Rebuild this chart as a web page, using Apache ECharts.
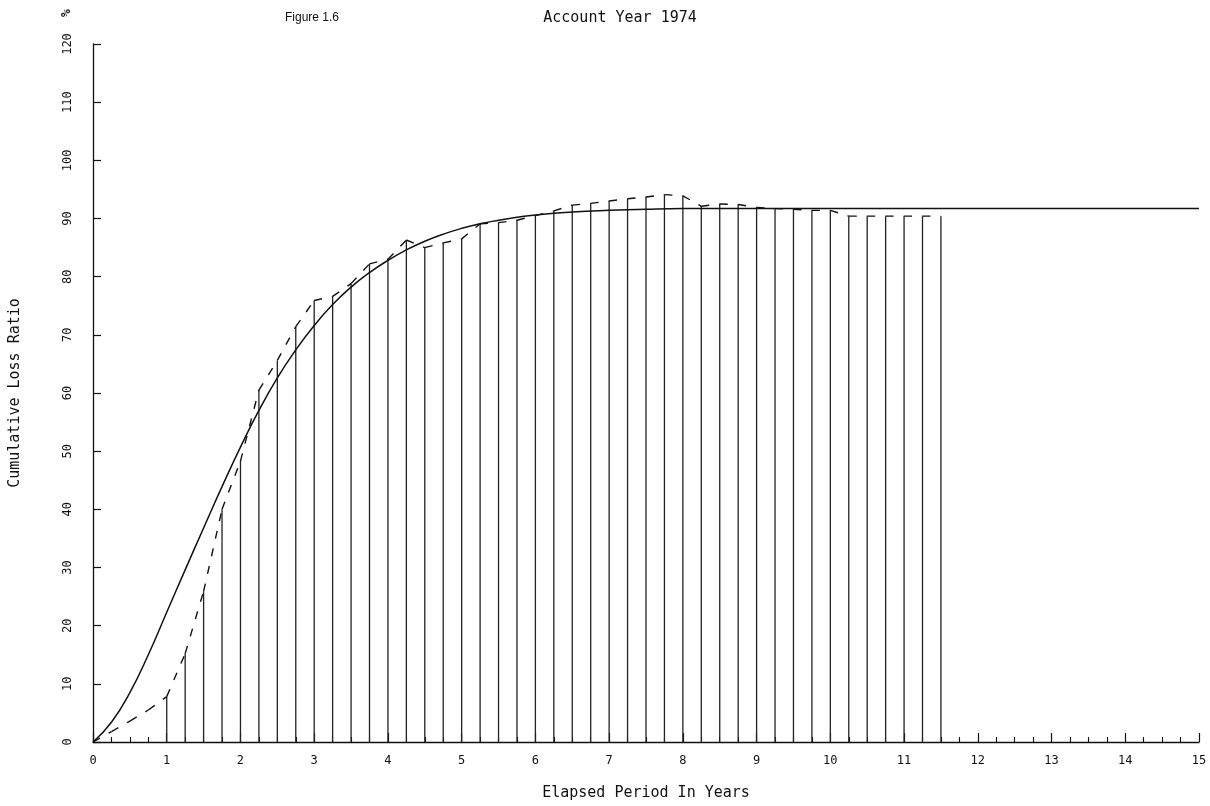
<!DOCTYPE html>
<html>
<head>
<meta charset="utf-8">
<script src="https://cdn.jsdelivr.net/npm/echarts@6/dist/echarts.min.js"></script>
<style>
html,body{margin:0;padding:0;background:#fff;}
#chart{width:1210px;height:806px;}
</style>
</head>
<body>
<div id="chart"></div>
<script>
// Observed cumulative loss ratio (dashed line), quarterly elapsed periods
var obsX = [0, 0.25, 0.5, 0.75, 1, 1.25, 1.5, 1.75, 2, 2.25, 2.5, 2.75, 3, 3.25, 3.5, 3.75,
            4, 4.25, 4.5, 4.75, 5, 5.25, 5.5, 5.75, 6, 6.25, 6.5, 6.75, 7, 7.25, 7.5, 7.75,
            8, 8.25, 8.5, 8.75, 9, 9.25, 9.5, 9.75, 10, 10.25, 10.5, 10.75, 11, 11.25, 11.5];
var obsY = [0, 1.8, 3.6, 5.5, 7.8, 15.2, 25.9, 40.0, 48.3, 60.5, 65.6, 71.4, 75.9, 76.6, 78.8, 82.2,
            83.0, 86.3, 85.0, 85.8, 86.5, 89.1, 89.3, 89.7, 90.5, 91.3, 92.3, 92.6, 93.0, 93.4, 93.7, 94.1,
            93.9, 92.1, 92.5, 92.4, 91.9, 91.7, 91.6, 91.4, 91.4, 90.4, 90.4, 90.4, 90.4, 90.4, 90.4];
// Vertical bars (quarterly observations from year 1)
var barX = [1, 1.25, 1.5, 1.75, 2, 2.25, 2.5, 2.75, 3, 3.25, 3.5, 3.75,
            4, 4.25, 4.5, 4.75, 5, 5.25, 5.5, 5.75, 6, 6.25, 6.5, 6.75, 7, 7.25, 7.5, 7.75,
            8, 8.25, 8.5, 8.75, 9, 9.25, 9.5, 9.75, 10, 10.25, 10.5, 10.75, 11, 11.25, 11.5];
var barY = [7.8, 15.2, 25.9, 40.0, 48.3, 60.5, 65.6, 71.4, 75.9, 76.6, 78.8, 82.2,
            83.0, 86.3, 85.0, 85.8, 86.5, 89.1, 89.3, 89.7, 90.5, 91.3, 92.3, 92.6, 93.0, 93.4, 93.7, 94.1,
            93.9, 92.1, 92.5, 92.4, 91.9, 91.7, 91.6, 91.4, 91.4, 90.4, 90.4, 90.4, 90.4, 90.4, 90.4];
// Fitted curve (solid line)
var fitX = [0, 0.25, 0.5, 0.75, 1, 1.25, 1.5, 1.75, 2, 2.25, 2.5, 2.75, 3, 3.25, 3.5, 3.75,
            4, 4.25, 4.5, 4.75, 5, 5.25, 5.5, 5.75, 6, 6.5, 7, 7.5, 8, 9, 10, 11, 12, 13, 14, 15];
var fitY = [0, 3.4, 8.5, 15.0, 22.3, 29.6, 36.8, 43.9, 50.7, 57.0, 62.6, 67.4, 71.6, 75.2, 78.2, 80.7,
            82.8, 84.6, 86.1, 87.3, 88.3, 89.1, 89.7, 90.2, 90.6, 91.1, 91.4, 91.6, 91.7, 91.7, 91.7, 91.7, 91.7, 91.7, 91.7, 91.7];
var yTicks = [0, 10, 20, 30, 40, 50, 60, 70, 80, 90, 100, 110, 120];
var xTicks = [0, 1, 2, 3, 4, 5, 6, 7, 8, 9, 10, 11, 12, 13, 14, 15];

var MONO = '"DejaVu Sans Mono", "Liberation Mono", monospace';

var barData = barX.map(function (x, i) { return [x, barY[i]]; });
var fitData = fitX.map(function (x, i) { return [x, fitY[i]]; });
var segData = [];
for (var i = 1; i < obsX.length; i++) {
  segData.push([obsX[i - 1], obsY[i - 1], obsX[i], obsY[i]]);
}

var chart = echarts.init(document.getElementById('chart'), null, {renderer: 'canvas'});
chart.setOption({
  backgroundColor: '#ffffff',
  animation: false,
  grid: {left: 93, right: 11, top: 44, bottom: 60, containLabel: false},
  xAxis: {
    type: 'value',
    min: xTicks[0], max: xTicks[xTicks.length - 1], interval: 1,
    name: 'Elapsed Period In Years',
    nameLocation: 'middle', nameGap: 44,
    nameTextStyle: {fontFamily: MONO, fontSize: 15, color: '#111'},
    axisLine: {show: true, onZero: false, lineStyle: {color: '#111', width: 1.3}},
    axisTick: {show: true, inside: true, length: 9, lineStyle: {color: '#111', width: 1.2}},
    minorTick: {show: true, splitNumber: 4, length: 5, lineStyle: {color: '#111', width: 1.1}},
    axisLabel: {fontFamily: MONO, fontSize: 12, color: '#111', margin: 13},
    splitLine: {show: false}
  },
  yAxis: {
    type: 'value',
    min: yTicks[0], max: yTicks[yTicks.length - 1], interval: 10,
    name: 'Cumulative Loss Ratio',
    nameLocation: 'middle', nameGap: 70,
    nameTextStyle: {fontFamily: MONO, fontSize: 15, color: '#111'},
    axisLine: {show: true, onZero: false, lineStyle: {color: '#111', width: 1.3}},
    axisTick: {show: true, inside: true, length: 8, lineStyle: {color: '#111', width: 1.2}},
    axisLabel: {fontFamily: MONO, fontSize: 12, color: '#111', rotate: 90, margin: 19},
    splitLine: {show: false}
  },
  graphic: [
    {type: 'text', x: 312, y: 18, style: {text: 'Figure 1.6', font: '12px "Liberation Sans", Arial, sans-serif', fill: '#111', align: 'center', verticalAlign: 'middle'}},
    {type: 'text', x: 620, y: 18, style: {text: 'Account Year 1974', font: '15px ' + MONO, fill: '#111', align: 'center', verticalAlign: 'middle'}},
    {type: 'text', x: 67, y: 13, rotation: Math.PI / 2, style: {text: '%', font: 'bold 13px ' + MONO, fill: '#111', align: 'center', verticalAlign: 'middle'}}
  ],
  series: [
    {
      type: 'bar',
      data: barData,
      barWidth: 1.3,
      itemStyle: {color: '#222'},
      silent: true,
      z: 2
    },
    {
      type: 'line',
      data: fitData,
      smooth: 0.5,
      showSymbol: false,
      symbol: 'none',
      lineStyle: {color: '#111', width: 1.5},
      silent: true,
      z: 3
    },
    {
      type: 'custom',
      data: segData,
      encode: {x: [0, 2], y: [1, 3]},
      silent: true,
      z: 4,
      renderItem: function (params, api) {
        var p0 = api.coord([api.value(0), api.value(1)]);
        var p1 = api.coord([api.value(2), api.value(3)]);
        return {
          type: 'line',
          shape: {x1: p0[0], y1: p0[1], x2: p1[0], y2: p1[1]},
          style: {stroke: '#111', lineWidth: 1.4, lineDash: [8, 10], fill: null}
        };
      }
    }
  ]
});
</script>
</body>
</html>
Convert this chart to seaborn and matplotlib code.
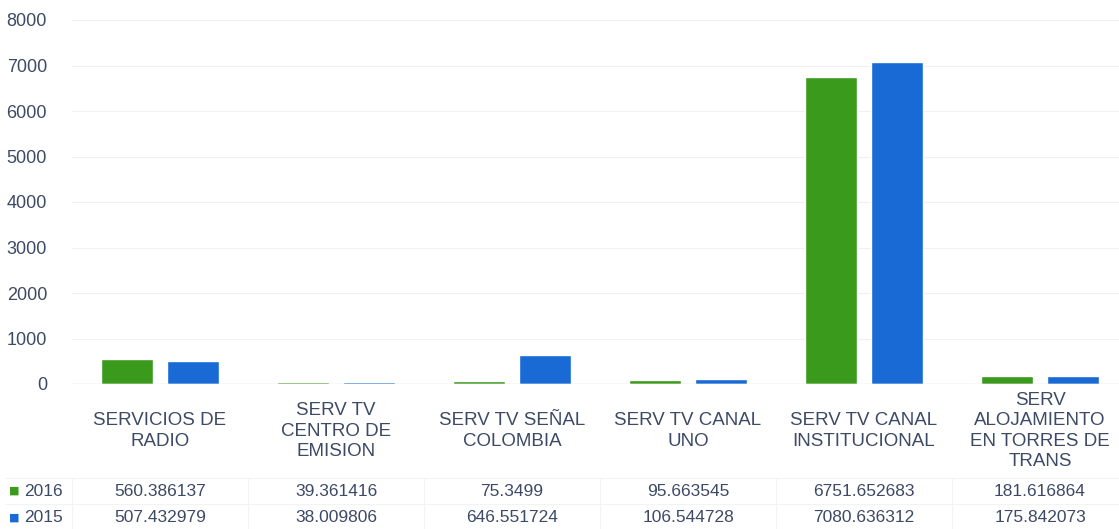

### JOB
All records must be output exactly as they are, except for the pictures, which are left out.

### THE RESULT
Rebuild this chart as a web page, using Apache ECharts.
<!DOCTYPE html>
<html>
<head>
<meta charset="utf-8">
<script src="https://cdn.jsdelivr.net/npm/echarts@6/dist/echarts.min.js"></script>
<style>
html,body{margin:0;padding:0;background:#fff;}
#chart{width:1210px;height:806px;}
</style>
</head>
<body>
<div id="chart"></div>
<script>
// Observed cumulative loss ratio (dashed line), quarterly elapsed periods
var obsX = [0, 0.25, 0.5, 0.75, 1, 1.25, 1.5, 1.75, 2, 2.25, 2.5, 2.75, 3, 3.25, 3.5, 3.75,
            4, 4.25, 4.5, 4.75, 5, 5.25, 5.5, 5.75, 6, 6.25, 6.5, 6.75, 7, 7.25, 7.5, 7.75,
            8, 8.25, 8.5, 8.75, 9, 9.25, 9.5, 9.75, 10, 10.25, 10.5, 10.75, 11, 11.25, 11.5];
var obsY = [0, 1.8, 3.6, 5.5, 7.8, 15.2, 25.9, 40.0, 48.3, 60.5, 65.6, 71.4, 75.9, 76.6, 78.8, 82.2,
            83.0, 86.3, 85.0, 85.8, 86.5, 89.1, 89.3, 89.7, 90.5, 91.3, 92.3, 92.6, 93.0, 93.4, 93.7, 94.1,
            93.9, 92.1, 92.5, 92.4, 91.9, 91.7, 91.6, 91.4, 91.4, 90.4, 90.4, 90.4, 90.4, 90.4, 90.4];
// Vertical bars (quarterly observations from year 1)
var barX = [1, 1.25, 1.5, 1.75, 2, 2.25, 2.5, 2.75, 3, 3.25, 3.5, 3.75,
            4, 4.25, 4.5, 4.75, 5, 5.25, 5.5, 5.75, 6, 6.25, 6.5, 6.75, 7, 7.25, 7.5, 7.75,
            8, 8.25, 8.5, 8.75, 9, 9.25, 9.5, 9.75, 10, 10.25, 10.5, 10.75, 11, 11.25, 11.5];
var barY = [7.8, 15.2, 25.9, 40.0, 48.3, 60.5, 65.6, 71.4, 75.9, 76.6, 78.8, 82.2,
            83.0, 86.3, 85.0, 85.8, 86.5, 89.1, 89.3, 89.7, 90.5, 91.3, 92.3, 92.6, 93.0, 93.4, 93.7, 94.1,
            93.9, 92.1, 92.5, 92.4, 91.9, 91.7, 91.6, 91.4, 91.4, 90.4, 90.4, 90.4, 90.4, 90.4, 90.4];
// Fitted curve (solid line)
var fitX = [0, 0.25, 0.5, 0.75, 1, 1.25, 1.5, 1.75, 2, 2.25, 2.5, 2.75, 3, 3.25, 3.5, 3.75,
            4, 4.25, 4.5, 4.75, 5, 5.25, 5.5, 5.75, 6, 6.5, 7, 7.5, 8, 9, 10, 11, 12, 13, 14, 15];
var fitY = [0, 3.4, 8.5, 15.0, 22.3, 29.6, 36.8, 43.9, 50.7, 57.0, 62.6, 67.4, 71.6, 75.2, 78.2, 80.7,
            82.8, 84.6, 86.1, 87.3, 88.3, 89.1, 89.7, 90.2, 90.6, 91.1, 91.4, 91.6, 91.7, 91.7, 91.7, 91.7, 91.7, 91.7, 91.7, 91.7];
var yTicks = [0, 10, 20, 30, 40, 50, 60, 70, 80, 90, 100, 110, 120];
var xTicks = [0, 1, 2, 3, 4, 5, 6, 7, 8, 9, 10, 11, 12, 13, 14, 15];

var MONO = '"DejaVu Sans Mono", "Liberation Mono", monospace';

var barData = barX.map(function (x, i) { return [x, barY[i]]; });
var fitData = fitX.map(function (x, i) { return [x, fitY[i]]; });
var segData = [];
for (var i = 1; i < obsX.length; i++) {
  segData.push([obsX[i - 1], obsY[i - 1], obsX[i], obsY[i]]);
}

var chart = echarts.init(document.getElementById('chart'), null, {renderer: 'canvas'});
chart.setOption({
  backgroundColor: '#ffffff',
  animation: false,
  grid: {left: 93, right: 11, top: 44, bottom: 60, containLabel: false},
  xAxis: {
    type: 'value',
    min: xTicks[0], max: xTicks[xTicks.length - 1], interval: 1,
    name: 'Elapsed Period In Years',
    nameLocation: 'middle', nameGap: 44,
    nameTextStyle: {fontFamily: MONO, fontSize: 15, color: '#111'},
    axisLine: {show: true, onZero: false, lineStyle: {color: '#111', width: 1.3}},
    axisTick: {show: true, inside: true, length: 9, lineStyle: {color: '#111', width: 1.2}},
    minorTick: {show: true, splitNumber: 4, length: 5, lineStyle: {color: '#111', width: 1.1}},
    axisLabel: {fontFamily: MONO, fontSize: 12, color: '#111', margin: 13},
    splitLine: {show: false}
  },
  yAxis: {
    type: 'value',
    min: yTicks[0], max: yTicks[yTicks.length - 1], interval: 10,
    name: 'Cumulative Loss Ratio',
    nameLocation: 'middle', nameGap: 70,
    nameTextStyle: {fontFamily: MONO, fontSize: 15, color: '#111'},
    axisLine: {show: true, onZero: false, lineStyle: {color: '#111', width: 1.3}},
    axisTick: {show: true, inside: true, length: 8, lineStyle: {color: '#111', width: 1.2}},
    axisLabel: {fontFamily: MONO, fontSize: 12, color: '#111', rotate: 90, margin: 19},
    splitLine: {show: false}
  },
  graphic: [
    {type: 'text', x: 312, y: 18, style: {text: 'Figure 1.6', font: '12px "Liberation Sans", Arial, sans-serif', fill: '#111', align: 'center', verticalAlign: 'middle'}},
    {type: 'text', x: 620, y: 18, style: {text: 'Account Year 1974', font: '15px ' + MONO, fill: '#111', align: 'center', verticalAlign: 'middle'}},
    {type: 'text', x: 67, y: 13, rotation: Math.PI / 2, style: {text: '%', font: 'bold 13px ' + MONO, fill: '#111', align: 'center', verticalAlign: 'middle'}}
  ],
  series: [
    {
      type: 'bar',
      data: barData,
      barWidth: 1.3,
      itemStyle: {color: '#222'},
      silent: true,
      z: 2
    },
    {
      type: 'line',
      data: fitData,
      smooth: 0.5,
      showSymbol: false,
      symbol: 'none',
      lineStyle: {color: '#111', width: 1.5},
      silent: true,
      z: 3
    },
    {
      type: 'custom',
      data: segData,
      encode: {x: [0, 2], y: [1, 3]},
      silent: true,
      z: 4,
      renderItem: function (params, api) {
        var p0 = api.coord([api.value(0), api.value(1)]);
        var p1 = api.coord([api.value(2), api.value(3)]);
        return {
          type: 'line',
          shape: {x1: p0[0], y1: p0[1], x2: p1[0], y2: p1[1]},
          style: {stroke: '#111', lineWidth: 1.4, lineDash: [8, 10], fill: null}
        };
      }
    }
  ]
});
</script>
</body>
</html>
Convert this chart to seaborn and matplotlib code.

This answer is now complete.